I'm trying to make a decision tree but this error comes up when I make a confusion matrix in the last line :
Error : `data` and `reference` should be factors with the same levels
Here's my code:
library(rpart)
library(caret)
library(dplyr)
library(rpart.plot)
library(xlsx)
library(caTools)
library(data.tree)
library(e1071)
#Loading the Excel File
library(readxl)
FINALDATA <- read_excel("Desktop/FINALDATA.xlsm")
View(FINALDATA)
df <- FINALDATA
View(df)
#Selecting the meaningful columns for prediction
#df <- select(df, City, df$`Customer type`, Gender, Quantity, Total, Date, Time, Payment, Rating)
df <- select(df, City, `Customer type`, Gender, Quantity, Total, Date, Time, Payment, Rating)
#making sure the data is in the right format
df <- mutate(df, City= as.character(City), `Customer type`= as.character(`Customer type`), Gender= as.character(Gender), Quantity= as.numeric(Quantity), Total= as.numeric(Total), Time= as.numeric(Time), Payment = as.character(Payment), Rating= as.numeric(Rating))

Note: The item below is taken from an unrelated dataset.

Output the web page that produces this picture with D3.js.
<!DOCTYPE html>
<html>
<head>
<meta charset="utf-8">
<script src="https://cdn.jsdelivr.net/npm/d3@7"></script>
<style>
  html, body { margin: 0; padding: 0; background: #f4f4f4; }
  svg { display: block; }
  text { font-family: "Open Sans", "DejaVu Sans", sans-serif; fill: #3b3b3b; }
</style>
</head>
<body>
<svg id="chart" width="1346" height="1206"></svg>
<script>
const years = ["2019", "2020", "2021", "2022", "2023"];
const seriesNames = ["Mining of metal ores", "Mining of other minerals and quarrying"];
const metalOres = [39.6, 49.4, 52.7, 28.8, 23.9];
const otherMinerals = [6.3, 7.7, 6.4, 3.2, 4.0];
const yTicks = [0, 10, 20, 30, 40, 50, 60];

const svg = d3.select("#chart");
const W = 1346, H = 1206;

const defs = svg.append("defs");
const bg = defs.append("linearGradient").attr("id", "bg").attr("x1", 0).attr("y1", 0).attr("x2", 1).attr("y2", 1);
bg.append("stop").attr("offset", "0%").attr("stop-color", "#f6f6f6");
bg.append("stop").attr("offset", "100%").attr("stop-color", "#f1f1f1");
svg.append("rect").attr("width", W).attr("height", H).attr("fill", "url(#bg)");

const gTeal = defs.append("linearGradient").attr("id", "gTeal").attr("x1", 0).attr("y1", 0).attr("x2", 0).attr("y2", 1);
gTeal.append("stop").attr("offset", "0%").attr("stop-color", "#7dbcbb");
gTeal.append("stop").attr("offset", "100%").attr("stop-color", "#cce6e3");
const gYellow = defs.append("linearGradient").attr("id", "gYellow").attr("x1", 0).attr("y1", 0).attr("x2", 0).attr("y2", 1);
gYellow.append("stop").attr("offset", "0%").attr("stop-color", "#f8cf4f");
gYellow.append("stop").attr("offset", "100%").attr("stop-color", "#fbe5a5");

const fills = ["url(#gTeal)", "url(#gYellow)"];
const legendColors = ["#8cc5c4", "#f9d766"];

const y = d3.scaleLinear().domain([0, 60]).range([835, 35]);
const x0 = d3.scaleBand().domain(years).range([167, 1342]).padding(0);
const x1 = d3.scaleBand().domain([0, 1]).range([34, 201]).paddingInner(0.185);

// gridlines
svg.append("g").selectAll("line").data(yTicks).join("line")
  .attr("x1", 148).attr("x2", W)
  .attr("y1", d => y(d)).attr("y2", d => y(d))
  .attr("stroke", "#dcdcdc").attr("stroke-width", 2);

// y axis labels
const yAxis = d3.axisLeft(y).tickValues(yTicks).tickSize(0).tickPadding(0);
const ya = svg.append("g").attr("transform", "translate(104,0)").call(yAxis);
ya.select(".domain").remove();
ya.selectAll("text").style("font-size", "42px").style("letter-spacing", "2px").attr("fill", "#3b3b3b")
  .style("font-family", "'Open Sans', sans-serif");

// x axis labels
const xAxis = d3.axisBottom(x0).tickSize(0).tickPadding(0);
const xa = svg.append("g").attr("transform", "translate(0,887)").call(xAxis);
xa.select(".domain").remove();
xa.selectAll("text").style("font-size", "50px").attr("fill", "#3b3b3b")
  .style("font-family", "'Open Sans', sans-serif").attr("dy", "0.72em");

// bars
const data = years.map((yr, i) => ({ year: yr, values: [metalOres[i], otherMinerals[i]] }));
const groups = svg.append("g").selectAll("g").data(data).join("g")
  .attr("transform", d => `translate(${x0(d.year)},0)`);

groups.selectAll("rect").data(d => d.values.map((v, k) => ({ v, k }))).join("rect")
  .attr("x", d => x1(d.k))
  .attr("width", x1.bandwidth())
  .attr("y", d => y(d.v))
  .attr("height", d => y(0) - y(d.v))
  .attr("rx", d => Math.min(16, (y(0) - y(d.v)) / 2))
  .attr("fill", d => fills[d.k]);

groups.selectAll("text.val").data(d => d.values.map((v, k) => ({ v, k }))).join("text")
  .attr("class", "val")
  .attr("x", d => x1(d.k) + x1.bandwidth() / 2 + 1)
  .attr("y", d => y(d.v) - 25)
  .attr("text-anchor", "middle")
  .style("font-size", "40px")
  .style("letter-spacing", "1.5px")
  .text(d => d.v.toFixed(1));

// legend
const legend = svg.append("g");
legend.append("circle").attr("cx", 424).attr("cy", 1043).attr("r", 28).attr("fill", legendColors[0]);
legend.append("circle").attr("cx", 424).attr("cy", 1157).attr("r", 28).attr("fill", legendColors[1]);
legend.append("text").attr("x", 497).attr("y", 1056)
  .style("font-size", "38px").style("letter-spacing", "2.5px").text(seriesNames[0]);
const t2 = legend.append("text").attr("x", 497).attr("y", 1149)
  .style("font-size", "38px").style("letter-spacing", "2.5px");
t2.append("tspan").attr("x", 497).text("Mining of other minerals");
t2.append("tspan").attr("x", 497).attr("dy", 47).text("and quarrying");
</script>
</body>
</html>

#Splitting into training and testing data
set.seed(123)
sample = sample.split('Customer type', SplitRatio = .70)
train = subset(df, sample==TRUE)
test = subset(df, sample == FALSE)
#Training the Decision Tree Classifier
tree <- rpart(df$`Customer type` ~., data = train)
#Predictions
tree.customertype.predicted <- predict(tree, test, type= 'class')
#confusion Matrix for evaluating the model
confusionMatrix(tree.customertype.predicted, test$`Customer type`)

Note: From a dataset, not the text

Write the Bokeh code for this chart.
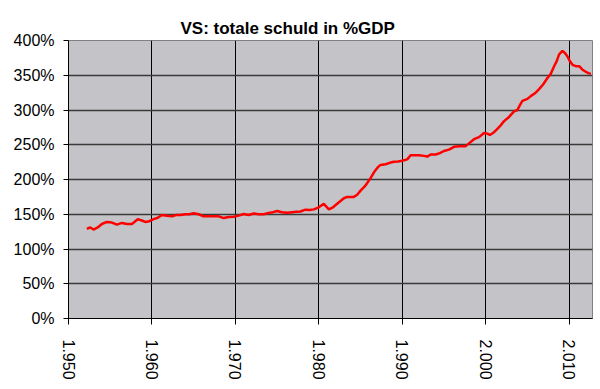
from bokeh.plotting import figure
from bokeh.models import Range1d, FixedTicker, Title
from bokeh.embed import file_html
from bokeh.resources import INLINE

years = [1952.2, 1952.6, 1953.0, 1953.5, 1954.0, 1954.6, 1955.2, 1955.8, 1956.4, 1957.0,
         1957.6, 1958.3, 1958.8, 1959.2, 1959.7, 1960.2, 1960.7, 1961.2, 1961.8, 1962.4,
         1962.9, 1963.4, 1964.0, 1964.5, 1965.0, 1965.6, 1966.2, 1966.8, 1967.4, 1968.0,
         1968.6, 1969.2, 1969.8, 1970.4, 1971.0, 1971.6, 1972.2, 1972.8, 1973.4, 1974.0,
         1974.5, 1975.0, 1975.6, 1976.2, 1976.8, 1977.3, 1977.8, 1978.4, 1978.9, 1979.4,
         1980.0, 1980.6, 1981.2, 1981.7, 1982.2, 1982.6, 1983.0, 1983.4, 1984.2, 1984.6,
         1985.0, 1985.5, 1985.8, 1986.2, 1986.7, 1987.1, 1987.4, 1988.0, 1988.5, 1989.0,
         1989.5, 1990.0, 1990.6, 1991.0, 1991.5, 1992.0, 1992.6, 1993.0, 1993.4, 1994.0,
         1994.5, 1995.0, 1995.6, 1996.2, 1996.8, 1997.6, 1998.0, 1998.6, 1999.2, 1999.8,
         2000.2, 2000.5, 2001.0, 2001.4, 2001.8, 2002.2, 2002.8, 2003.4, 2003.8, 2004.1,
         2004.4, 2005.0, 2005.4, 2005.9, 2006.4, 2006.9, 2007.4, 2007.8, 2008.2, 2008.5,
         2008.8, 2009.2, 2009.5, 2009.8, 2010.1, 2010.4, 2010.8, 2011.2, 2011.6, 2012.0,
         2012.3, 2012.6]
debt_pct = [129, 131, 128, 131, 136, 139, 138, 135, 137.5, 136,
            136, 142.8, 141, 139, 140, 143, 145, 149, 148, 147,
            149, 149, 150, 150, 151.4, 150, 147, 147, 147, 147,
            144.5, 146, 146.5, 148, 150.4, 149, 151, 150, 150, 152,
            153, 154.7, 153, 152, 153, 153.5, 154, 156.6, 156, 157,
            160, 165, 157, 160, 165, 169, 173, 175, 175, 178,
            184, 190, 195, 202, 212, 218, 221, 222, 224, 225.6,
            226, 227, 229, 235, 235, 235, 234, 233, 236, 236,
            238, 241, 243, 247, 248, 248, 252, 258, 261, 267,
            266, 264, 268, 273, 278, 284, 290, 298, 300, 307,
            313, 316, 320, 324, 330, 337, 346, 352, 363, 370,
            380, 385, 382, 377, 370, 365, 363, 363, 358, 355,
            353, 352]

x_ticks = [1950, 1960, 1970, 1980, 1990, 2000, 2010]
x_tick_labels = ["1.950", "1.960", "1.970", "1.980", "1.990", "2.000", "2.010"]
y_ticks = [0, 50, 100, 150, 200, 250, 300, 350, 400]
y_tick_labels = ["0%", "50%", "100%", "150%", "200%", "250%", "300%", "350%", "400%"]
title_text = "VS: totale schuld in %GDP"

FONT = "Liberation Sans"

p = figure(width=600, height=389, output_backend="svg", toolbar_location=None,
           x_range=Range1d(1950, 2012.8), y_range=Range1d(0, 400),
           min_border_left=68, min_border_right=8, min_border_top=40,
           min_border_bottom=71)

p.title = Title(text=title_text, align="left", offset=112,
                vertical_align="top", standoff=2,
                text_font=FONT, text_font_size="17px", text_font_style="bold",
                text_color="black")

p.border_fill_color = "white"
p.outline_line_color = "#808080"
p.outline_line_width = 1

p.line(years, debt_pct, line_color="#FF0000", line_width=2.5)

for ax in (p.xaxis[0], p.yaxis[0]):
    ax.axis_line_color = "black"
    ax.major_tick_line_color = "black"
    ax.major_tick_in = 0
    ax.major_tick_out = 5
    ax.minor_tick_line_color = None
    ax.major_label_text_font = FONT
    ax.major_label_text_font_size = "16px"
    ax.major_label_text_color = "black"

p.xaxis.ticker = FixedTicker(ticks=x_ticks)
p.xaxis.major_label_overrides = {t: l for t, l in zip(x_ticks, x_tick_labels)}
p.xaxis.major_label_orientation = "vertical"
p.xaxis.major_label_standoff = 15
p.xaxis.major_tick_out = 6

p.yaxis.ticker = FixedTicker(ticks=y_ticks)
p.yaxis.major_label_overrides = {t: l for t, l in zip(y_ticks, y_tick_labels)}
p.yaxis.major_label_standoff = 9

p.background_fill_color = "#C4C3C7"
p.xgrid.grid_line_color = "black"
p.xgrid.grid_line_width = 1
p.ygrid.grid_line_color = "#3a3a3a"
p.ygrid.grid_line_width = 1.5

open("out.html", "w").write(file_html(p, INLINE))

So I've tried to do this as said in another topic:
confusionMatrix(table(tree.customertype.predicted, test$`Customer type`))

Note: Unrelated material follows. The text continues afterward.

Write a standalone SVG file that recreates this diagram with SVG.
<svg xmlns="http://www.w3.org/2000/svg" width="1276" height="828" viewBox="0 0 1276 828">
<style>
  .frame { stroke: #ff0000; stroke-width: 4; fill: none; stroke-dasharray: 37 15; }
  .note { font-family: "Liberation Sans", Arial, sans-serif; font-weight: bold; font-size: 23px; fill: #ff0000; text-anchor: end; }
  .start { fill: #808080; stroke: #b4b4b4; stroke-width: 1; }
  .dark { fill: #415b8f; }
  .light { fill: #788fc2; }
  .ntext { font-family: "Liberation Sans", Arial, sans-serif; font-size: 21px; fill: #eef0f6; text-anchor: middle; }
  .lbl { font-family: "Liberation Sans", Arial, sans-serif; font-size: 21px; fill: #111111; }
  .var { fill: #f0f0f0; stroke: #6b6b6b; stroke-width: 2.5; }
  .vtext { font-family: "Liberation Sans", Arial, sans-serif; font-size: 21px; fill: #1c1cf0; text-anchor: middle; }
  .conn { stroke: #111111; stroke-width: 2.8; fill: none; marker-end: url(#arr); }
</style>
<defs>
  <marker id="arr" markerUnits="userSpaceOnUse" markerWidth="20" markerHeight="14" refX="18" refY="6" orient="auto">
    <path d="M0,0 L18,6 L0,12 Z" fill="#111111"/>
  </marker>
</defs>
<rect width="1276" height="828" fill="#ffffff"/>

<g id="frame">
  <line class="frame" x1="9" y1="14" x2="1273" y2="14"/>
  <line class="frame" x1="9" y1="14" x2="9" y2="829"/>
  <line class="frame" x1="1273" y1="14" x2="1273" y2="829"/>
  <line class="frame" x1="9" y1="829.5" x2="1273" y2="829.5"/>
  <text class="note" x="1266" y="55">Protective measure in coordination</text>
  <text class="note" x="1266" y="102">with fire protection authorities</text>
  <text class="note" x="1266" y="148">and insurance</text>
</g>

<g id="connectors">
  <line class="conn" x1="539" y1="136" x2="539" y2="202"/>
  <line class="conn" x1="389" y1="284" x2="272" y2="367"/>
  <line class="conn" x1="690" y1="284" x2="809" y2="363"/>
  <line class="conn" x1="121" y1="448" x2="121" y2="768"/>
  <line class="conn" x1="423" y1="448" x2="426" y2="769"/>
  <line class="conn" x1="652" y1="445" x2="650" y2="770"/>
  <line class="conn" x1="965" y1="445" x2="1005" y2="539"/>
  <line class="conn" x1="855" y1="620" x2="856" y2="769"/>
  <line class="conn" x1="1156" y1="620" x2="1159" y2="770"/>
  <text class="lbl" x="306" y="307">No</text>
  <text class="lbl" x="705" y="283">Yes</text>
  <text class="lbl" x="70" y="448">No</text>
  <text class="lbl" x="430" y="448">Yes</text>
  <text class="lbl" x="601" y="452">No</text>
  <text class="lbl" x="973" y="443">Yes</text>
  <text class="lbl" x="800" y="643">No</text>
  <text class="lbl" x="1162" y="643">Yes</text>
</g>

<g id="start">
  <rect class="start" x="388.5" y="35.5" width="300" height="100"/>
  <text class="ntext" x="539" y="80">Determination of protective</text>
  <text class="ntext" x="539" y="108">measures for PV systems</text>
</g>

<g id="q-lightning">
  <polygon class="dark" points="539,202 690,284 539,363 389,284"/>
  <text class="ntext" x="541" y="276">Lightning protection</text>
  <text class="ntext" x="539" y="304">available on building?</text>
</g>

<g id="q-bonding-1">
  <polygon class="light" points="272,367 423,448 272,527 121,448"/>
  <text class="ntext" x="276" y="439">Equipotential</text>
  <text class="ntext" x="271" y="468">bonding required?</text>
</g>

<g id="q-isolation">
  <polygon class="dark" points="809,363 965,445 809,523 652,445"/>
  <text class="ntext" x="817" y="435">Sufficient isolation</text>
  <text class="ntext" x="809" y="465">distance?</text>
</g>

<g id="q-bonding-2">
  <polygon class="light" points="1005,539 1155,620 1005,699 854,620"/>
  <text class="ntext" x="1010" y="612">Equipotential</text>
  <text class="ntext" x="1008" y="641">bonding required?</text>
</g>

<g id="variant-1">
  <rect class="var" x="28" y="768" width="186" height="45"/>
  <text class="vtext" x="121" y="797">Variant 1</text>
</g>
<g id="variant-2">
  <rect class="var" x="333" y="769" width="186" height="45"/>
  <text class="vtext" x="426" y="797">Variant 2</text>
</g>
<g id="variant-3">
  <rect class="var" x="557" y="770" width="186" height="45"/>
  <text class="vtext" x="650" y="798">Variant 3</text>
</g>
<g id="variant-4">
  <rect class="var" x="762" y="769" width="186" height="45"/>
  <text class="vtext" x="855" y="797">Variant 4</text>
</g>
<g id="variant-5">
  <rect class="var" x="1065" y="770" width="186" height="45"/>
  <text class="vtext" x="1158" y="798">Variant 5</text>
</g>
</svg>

But I still have an error:
Error in !all.equal(nrow(data), ncol(data)) : argument type is invalid
I made a toy data set and examined your code. There were a couple issues:
names(df) <- gsub("Customer type", "Customer_type", names(df))
.df$Customer_type <- factor(df$Customer_type)
sample.split()
says the first argument 'Y' should be a vector of labels. But in your code you gave the variable name. The labels are the names of the levels of the factor. In my example these levels are High, Med and Low. To see the levels of your variable you could use levels(df$Customer_type)
. Input these to sample.split()
as a character vector.rpart()
call as shown below.With these adjustments, your code might be OK.
# toy data
df <- data.frame(City = factor(sample(c("Paris", "Tokyo", "Miami"), 100, replace = T)),
Customer_type = factor(sample(c("High", "Med", "Low"), 100, replace = T)),
Gender = factor(sample(c("Female", "Male"), 100, replace = T)),
Quantity = sample(1:10, 100, replace = T),
Total = sample(1:10, 100, replace = T),
Date = sample(seq(as.Date('2020/01/01'), as.Date('2020/12/31'), by="day"), 100),
Rating = factor(sample(1:5, 100, replace = T)))
library(rpart)
library(caret)
library(dplyr)
library(caTools)
library(data.tree)
library(e1071)
#Splitting into training and testing data
set.seed(123)
sample = sample.split(levels(df$Customer_type), SplitRatio = .70) # ADJUST YOUR CODE TO MATCH YOUR FACTOR LABEL NAMES
train = subset(df, sample==TRUE)
test = subset(df, sample == FALSE)
#Training the Decision Tree Classifier
tree <- rpart(Customer_type ~., data = train) # ADJUST YOUR CODE SO IT'S LIKE THIS
#Predictions
tree.customertype.predicted <- predict(tree, test, type= 'class')
#confusion Matrix for evaluating the model
confusionMatrix(tree.customertype.predicted, test$Customer_type)